Why cry a prayer in your heart if you don’t quiet yourself long enough to hear the gentle response? Why scream it in your mind?

God isn’t my servant. I am not His petulant toddler…or well, maybe I am. But He doesn’t exist to cater to my demands. He has the answers. But I guess I’ll never hear them if I’m stomping and rebellious. 

I understand. I see my own toddler throw tantrums daily, and I understand how this relationship works. I say to my own toddler–“You can just sit there until you will listen to your parent, and I will wait until you are ready.”
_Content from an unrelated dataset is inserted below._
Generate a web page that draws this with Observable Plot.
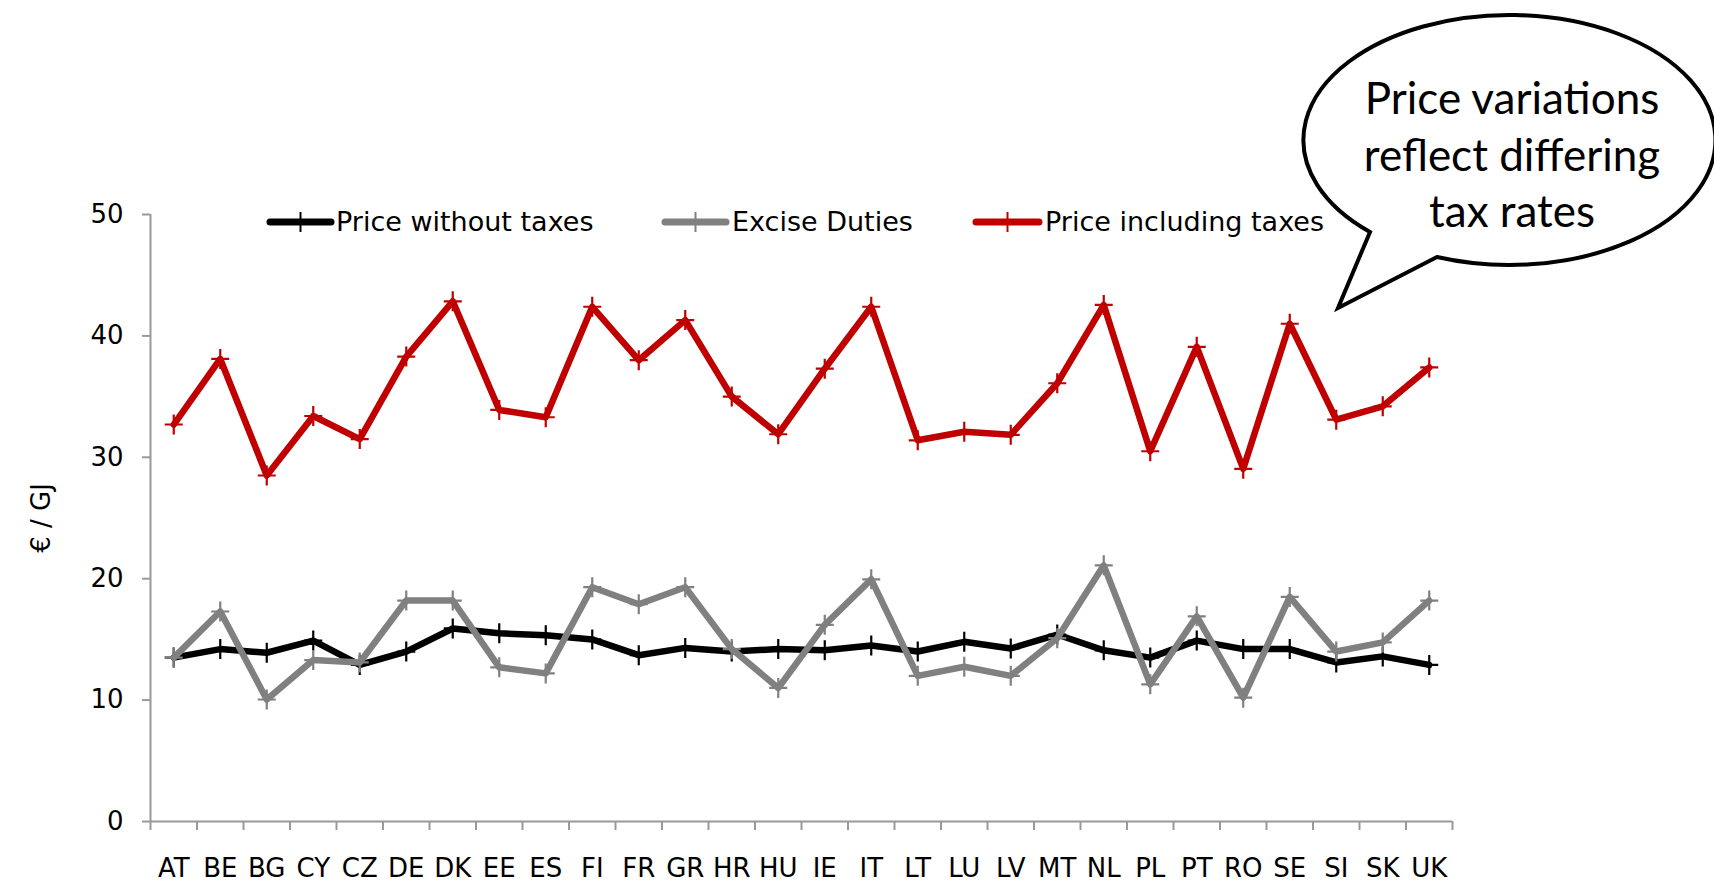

It doesn’t matter what you know if you don’t understand it, if you don’t live it. 

The wisdom of men is foolishness to God. Even the smartest man on Earth. He takes the wise in their own conceit, confounds them. 

Help me be simple. And gentle. Please bring me your peace that no man can understand. 

Psalm‬ ‭4:4‬ ‭NIV‬‬–

“Tremble and do not sin; when you are on your beds, search your hearts and be silent.”

Philippians‬ ‭4:4-9‬ ‭NIV‬‬–

“Rejoice in the Lord always. I will say it again: Rejoice! 

Let your gentleness be evident to all. The Lord is near. 

Do not be anxious about anything, but in every situation, by prayer and petition, with thanksgiving, present your requests to God. 

And the peace of God, which transcends all understanding, will guard your hearts and your minds in Christ Jesus. 

Finally, brothers and sisters, whatever is true, whatever is noble, whatever is right, whatever is pure, whatever is lovely, whatever is admirable—if anything is excellent or praiseworthy—think about such things. 

Whatever you have learned or received or heard from me, or seen in me—put it into practice. And the God of peace will be with you.”